CCH note. In light of the American Federation of Labor and Congress of Industrial Organizations, the American Civil Liberties Union, the National Immigration Law Center and the Central Labor Council of Alameda County, along with other local labor movement s (plaintiffs), statement of non-opposition to their motion, and the Department of Homeland Security, US Immigration and Customs Enforcement and Social Security Administration s (defendants) similar statement of non-opposition, on September 11, 2007, District Judge Susan Y. Illston granted the proposed plaintiff-intervenors motion to intervene in the lawsuit. The plaintiff-intervenors include: (1) the US Chamber of Commerce; (2) the San Francisco Chamber of Commerce; (3) the Golden Gate Restaurant Association; (4) the National Roofing Contractors Association; (5) the American Nursery & Landscape Association; (6) the International Franchise Association; and (7) the United Fresh Produce Association. The original motion to intervene, which was scheduled for September 14, 2007, was vacated.
On September 7, 2007, the US Chamber of Commerce asked to intervene in a lawsuit initially filed on August 29 by the American Federation of Labor and Congress of Industrial Organizations (AFL-CIO), the American Civil Liberties Union (ACLU), the National Immigration Law Center (NILC) and the Central Labor Council of Alameda County, along with other local labor movements (groups), challenging the legality of the Department of Homeland Security's (DHS) "no-match" regulation. The groups seek to permanently enjoin DHS from implementing or otherwise giving effect to the regulation.
Background. The regulation, which amends 8 CFR Part 274a, describes the legal obligations of employers under the Immigration Reform and Control Act of 1986 (IRCA) when receiving a "no-match" letter from the Social Security Administration (SSA) or a "notice of suspect documents" letter from US Immigration and Customs Enforcement (ICE), DHS's, largest investigative arm. The regulation also describes "safe-harbor" procedures that employers can follow in response to receiving such letters and thereby be certain that DHS will not use the letter as any part of an allegation that the employer had constructive knowledge that the employee referred to in the letter was an alien not authorized to work in the United States. While DHS does not have access to the list of employers that receive "no-match" letters from the SSA, DHS will send guidance letters to employers concerning their obligations under the regulation concurrently with the SSA's "no-match" letters. If an employer does not comply with the "no-match" regulation, DHS can use that non-compliance as evidence of constructive knowledge and impute liability on the part of the employer.

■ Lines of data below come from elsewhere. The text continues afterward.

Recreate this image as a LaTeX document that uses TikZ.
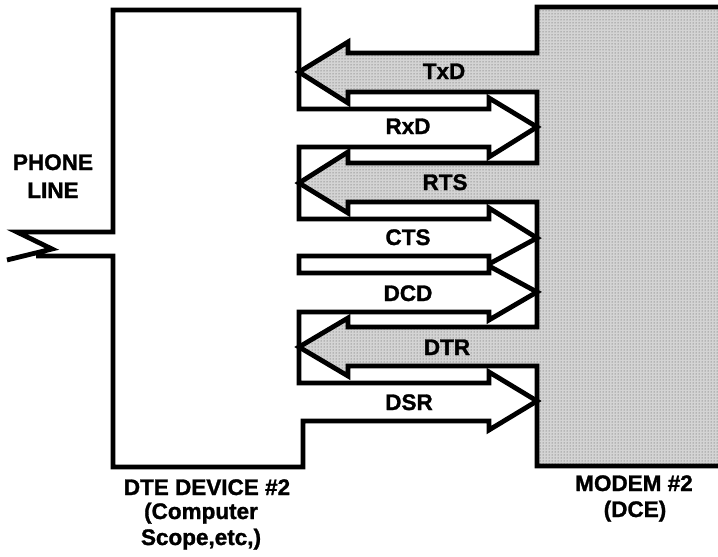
\documentclass[tikz,border=0pt]{standalone}
\usepackage{fontspec}
\setmainfont{Liberation Sans}[BoldFeatures={FakeBold=1.3}]
\usetikzlibrary{patterns}
\begin{document}
\begin{tikzpicture}[x=1pt,y=-1pt,line width=4.8pt,line join=miter,
  lbl/.style={font=\fontsize{22.5}{26}\selectfont\bfseries,inner sep=0pt,anchor=base},
  shade/.style={preaction={fill=black!17},preaction={pattern=dots,pattern color=black!70}}]
\useasboundingbox (0,0) rectangle (718,557);
\def\modempath{(722,7) -- (537,7) -- (537,53) -- (348,53) -- (348,42) -- (299,72) -- (348,103) -- (348,92) -- (537,92) -- (537,163) -- (348,163) -- (348,152) -- (299,183) -- (348,213) -- (348,202) -- (537,202) -- (537,327) -- (348,327) -- (348,318) -- (299,347) -- (348,376) -- (348,366) -- (537,366) -- (537,466) -- (722,466) -- cycle}
% modem fill
\path[shade] \modempath;
% DTE outline with outgoing arrows and phone line
\draw (7,260) -- (52,249) -- (17,232) -- (113,232) -- (113,10) -- (299,10) -- (299,109)
  -- (489,109) -- (489,98) -- (537,127) -- (489,157) -- (489,147) -- (299,147)
  -- (299,219) -- (489,219) -- (489,208) -- (537,238) -- (489,264) -- (489,256) -- (299,256)
  -- (299,273) -- (489,273) -- (489,266) -- (537,292) -- (489,320) -- (489,312) -- (299,312)
  -- (299,383) -- (489,383) -- (489,372) -- (537,401) -- (489,430) -- (489,421) -- (303,421)
  -- (303,467) -- (113,467) -- (113,256) -- (36,256);
% modem outline
\draw \modempath;
% labels
\node[lbl] (phone) at (53,170) {PHONE};
\node[lbl] (line) at (53,198) {LINE};
\node[lbl] (txd) at (444,79) {TxD};
\node[lbl] (rxd) at (408,134) {RxD};
\node[lbl] (rts) at (445,190) {RTS};
\node[lbl] (cts) at (408,245) {CTS};
\node[lbl] (dcd) at (408,301) {DCD};
\node[lbl] (dtr) at (447,355) {DTR};
\node[lbl] (dsr) at (409,410) {DSR};
\node[lbl] (dte1) at (207,495) {DTE DEVICE \#2};
\node[lbl] (dte2) at (201,519) {(Computer};
\node[lbl] (dte3) at (201,545) {Scope,etc,)};
\node[lbl] (mod1) at (634,491) {MODEM \#2};
\node[lbl] (mod2) at (635,517) {(DCE)};
\end{tikzpicture}
\end{document}
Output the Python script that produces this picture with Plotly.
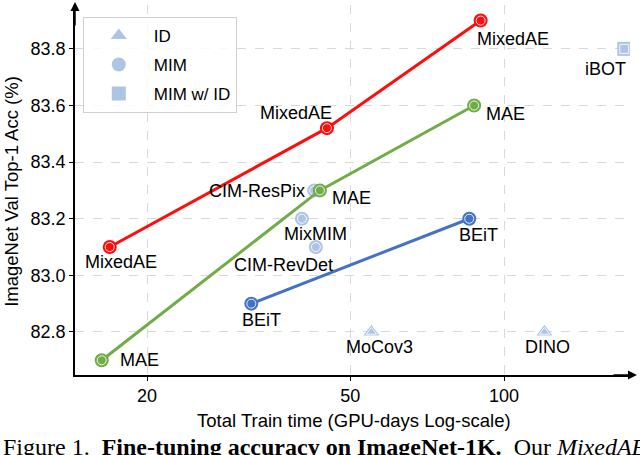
import numpy as np
import plotly.graph_objects as go

# ---------------- data ----------------
mixedae_x = [16.9, 45.0, 90.0]
mixedae_y = [83.10, 83.52, 83.90]
mae_x = [16.3, 43.6, 87.4]
mae_y = [82.70, 83.30, 83.60]
beit_x = [32.0, 85.5]
beit_y = [82.90, 83.20]

mim_names = ["CIM-ResPix", "MixMIM", "CIM-RevDet"]
mim_x = [42.5, 40.2, 42.8]
mim_y = [83.30, 83.20, 83.10]

id_names = ["MoCov3", "DINO"]
id_x = [55.0, 120.0]
id_y = [82.80, 82.80]

mimid_names = ["iBOT"]
mimid_x = [172.0]
mimid_y = [83.80]

x_ticks = [20, 50, 100]
y_ticks = [82.8, 83.0, 83.2, 83.4, 83.6, 83.8]

RED = "#ff0d0d"
GREEN = "#70ad47"
BLUE = "#4472c4"
LIGHT = "#aec4e5"
FONT = "Liberation Sans"

fig = go.Figure()

def add_series(xs, ys, color, symbol, name=None, mode="markers", legend=False, size=14):
    fig.add_trace(go.Scatter(
        x=xs, y=ys, mode=mode, name=name, showlegend=legend, legendgroup=name,
        line=dict(color=color, width=3),
        marker=dict(symbol=symbol, size=size, color=color, line=dict(width=0)),
    ))
    fig.add_trace(go.Scatter(
        x=xs, y=ys, mode="markers", showlegend=False, hoverinfo="skip",
        marker=dict(symbol=symbol + "-open", size=size - 5,
                    color="rgba(255,255,255,0.85)", line=dict(width=1)),
    ))

# background categories (legend)
add_series(id_x, id_y, LIGHT, "triangle-up", name="ID", legend=True)
add_series(mim_x, mim_y, LIGHT, "circle", name="MIM", legend=True)
add_series(mimid_x, mimid_y, LIGHT, "square", name="MIM w/ ID", legend=True)
# method lines
add_series(beit_x, beit_y, BLUE, "circle", mode="lines+markers")
add_series(mae_x, mae_y, GREEN, "circle", mode="lines+markers")
add_series(mixedae_x, mixedae_y, RED, "circle", mode="lines+markers")

# --------------- point labels ---------------
labels = []
labels += list(zip(["MixedAE"] * 3, mixedae_x, mixedae_y, [(11, -15, "center"), (-31, 15, "center"), (32, -18, "center")]))
labels += list(zip(["MAE"] * 3, mae_x, mae_y, [(38, 0, "center"), (32, -8, "center"), (31, -8, "center")]))
labels += list(zip(["BEiT"] * 2, beit_x, beit_y, [(10, -16, "center"), (9, -16, "center")]))
labels += list(zip(mim_names, mim_x, mim_y, [(-7, -1, "right"), (14, -15, "center"), (-32, -18, "center")]))
labels += list(zip(id_names, id_x, id_y, [(8, -15, "center"), (3, -15, "center")]))
labels += list(zip(mimid_names, mimid_x, mimid_y, [(-19, -20, "center")]))

for txt, x, y, (dx, dy, anc) in labels:
    fig.add_annotation(x=np.log10(x), y=y, xref="x", yref="y", text=txt,
                       showarrow=False, xshift=dx, yshift=dy, xanchor=anc,
                       yanchor="middle", font=dict(family=FONT, size=18, color="black"))

# axis arrows
fig.add_annotation(xref="paper", yref="paper", x=0, y=1.008, ax=0, ay=25,
                   axref="pixel", ayref="pixel", showarrow=True, arrowhead=2,
                   arrowsize=1.2, arrowwidth=1.5, arrowcolor="black", text="")
fig.add_annotation(xref="paper", yref="paper", x=1.0125, y=0, ax=-25, ay=0,
                   axref="pixel", ayref="pixel", showarrow=True, arrowhead=2,
                   arrowsize=1.2, arrowwidth=1.5, arrowcolor="black", text="")

# axis titles
fig.add_annotation(xref="paper", yref="paper", x=0.502, y=0, yshift=-45,
                   text="Total Train time (GPU-days Log-scale)", showarrow=False,
                   xanchor="center", yanchor="middle",
                   font=dict(family=FONT, size=18.5, color="black"))
fig.add_annotation(xref="paper", yref="paper", x=0, xshift=-63, y=0.495,
                   text="ImageNet Val Top-1 Acc (%)", showarrow=False, textangle=-90,
                   xanchor="center", yanchor="middle",
                   font=dict(family=FONT, size=18.5, color="black"))
# caption (cut off by the bottom edge, as in the reference)
fig.add_annotation(xref="paper", yref="paper", x=0, xshift=-74, y=0, yshift=-57,
                   text="Figure 1.&nbsp;&nbsp;<b>Fine-tuning accuracy on ImageNet-1K.</b>&nbsp;&nbsp;Our <i>MixedAE</i>",
                   showarrow=False, xanchor="left", yanchor="top",
                   font=dict(family="Liberation Serif", size=24, color="black"))

axis_common = dict(showline=True, linecolor="black", linewidth=1.5,
                   showgrid=True, gridcolor="#d9d9d9", griddash="dash", gridwidth=1,
                   zeroline=False, ticks="outside", ticklen=4, tickcolor="black",
                   tickfont=dict(family=FONT, size=18, color="black"))

fig.update_xaxes(type="log", range=[np.log10(14.45), np.log10(176.5)],
                 tickvals=x_ticks, ticktext=[str(v) for v in x_ticks], **axis_common)
fig.update_yaxes(range=[82.648, 83.955], tickvals=y_ticks,
                 ticktext=[f"{v:.1f}" for v in y_ticks], **axis_common)

fig.update_layout(
    width=640, height=455,
    margin=dict(l=75, r=10, t=5, b=80),
    plot_bgcolor="white", paper_bgcolor="white",
    showlegend=True,
    legend=dict(x=0.014, y=0.968, xanchor="left", yanchor="top",
                bgcolor="rgba(255,255,255,0.8)", bordercolor="#d0d0d0", borderwidth=1,
                font=dict(family=FONT, size=17, color="black"),
                itemwidth=60, tracegroupgap=4),
)

fig.write_html("out.html", config={"displayModeBar": False},
               post_script="document.body.style.margin='0';")
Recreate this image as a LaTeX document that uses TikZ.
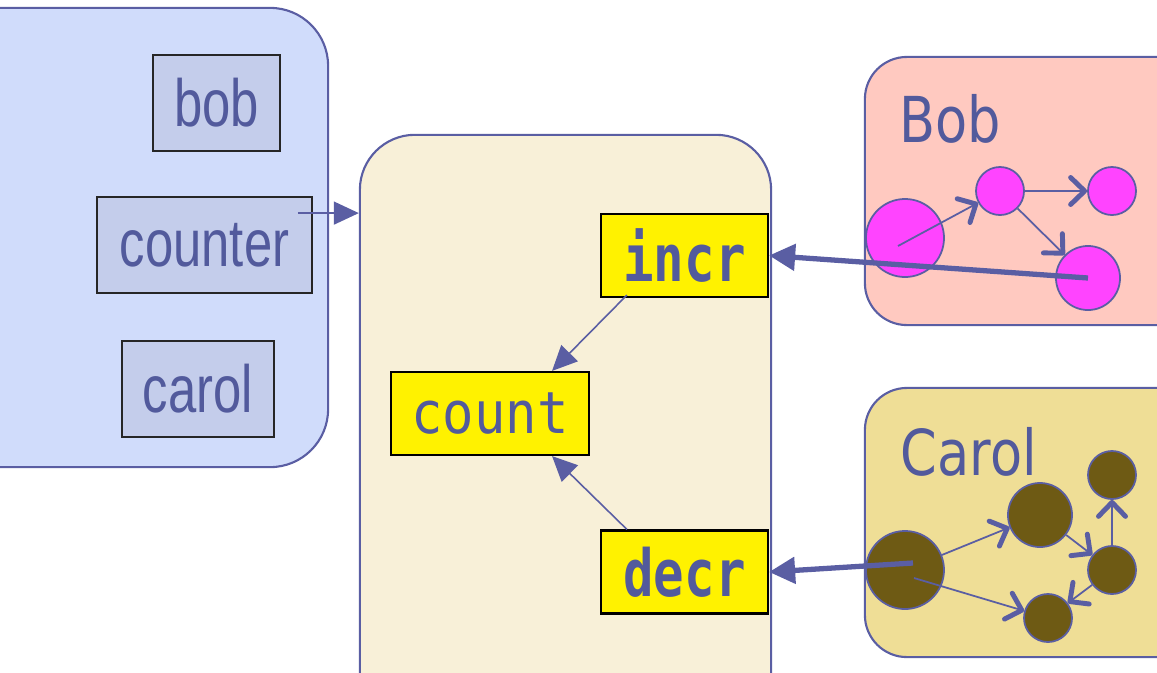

Chamber's suit. "The Chamber is intervening in this challenge primarily because DHS did not comply with the requirements of the Regulatory Flexibility Act when it concluded the new regulation would impose no 'new or additional costs' on employers. This is clearly wrong," said Robin Conrad, executive vice president for the Chamber's National Litigation Center. The Regulatory Flexibility Act require federal agencies to consider the impact of their regulatory actions on small businesses. "At the very minimum, employers would have to expend significant amounts of time and effort simply to understand the regulation and to train their human resource professionals on how to handle 'no-match' letters when they are received." According to the Chamber's complaint, the "no-match" regulation will have a "significant economic impact" on small businness operations, easily exceeding 100 million per annum.
The Chamber's lawsuit also alleges that the DHS exceeded its statutory authority and failed to comply with the Administrative Procedures Act when issuing the regulation. From the business perspective, explained the Chamber, if left unchallenged, the regulation would create considerable compliance costs, particularly in light of the fact that the DHS estimates that 140,000 letters would be sent to employers identifying multiple names including almost nine million mismatches. Further, employers cannot simply ignore this regulation because doing so would expose them to claims that the employer knowingly hired undocumented workers.
In addition to the Chamber, the other groups seeking to join as intevenors are: (1) the San Francisco Chamber of Commerce; (2) the Golden Gate Restaurant Association; (3) the National Roofing Contractors Association; (4) the American Nursery & Landscape Association; (5) the International Franchise Association; and (6) the United Fresh Produce Association. The district court is expected to hear arguments on the motion to intervene on September 14.
Current status. Late August 31, US District Judge Maxine M. Chesney in the Northern District Court of California issued an order temporarily blocking DHS from implementing its "no-match" regulation, including mailing or otherwise sending to employers SSA "no-match" letter packets that include DHS guidance letters concerning the regulation. Those packets were scheduled to mail to approximately 140,000 employers beginning on September 4. Judge Chesney wrote in her order that the federal government would suffer significantly less harm by a delay in the implementation of the regulation pending consideration of the groups' claims. The temporary restraining order blocking the September 14 effective date of the regulation is scheduled to remain in effect until October 1, when US District Court Judge Charles Breyer will next consider whether to grant a preliminary injunction that would block the regulation from coming out altogether until a full trial on the groups' lawsuit against the government is held.
The US Chamber of Commerce is the county's largest business federation, representing more than 3 million businesses and organizations of every size, sector and region.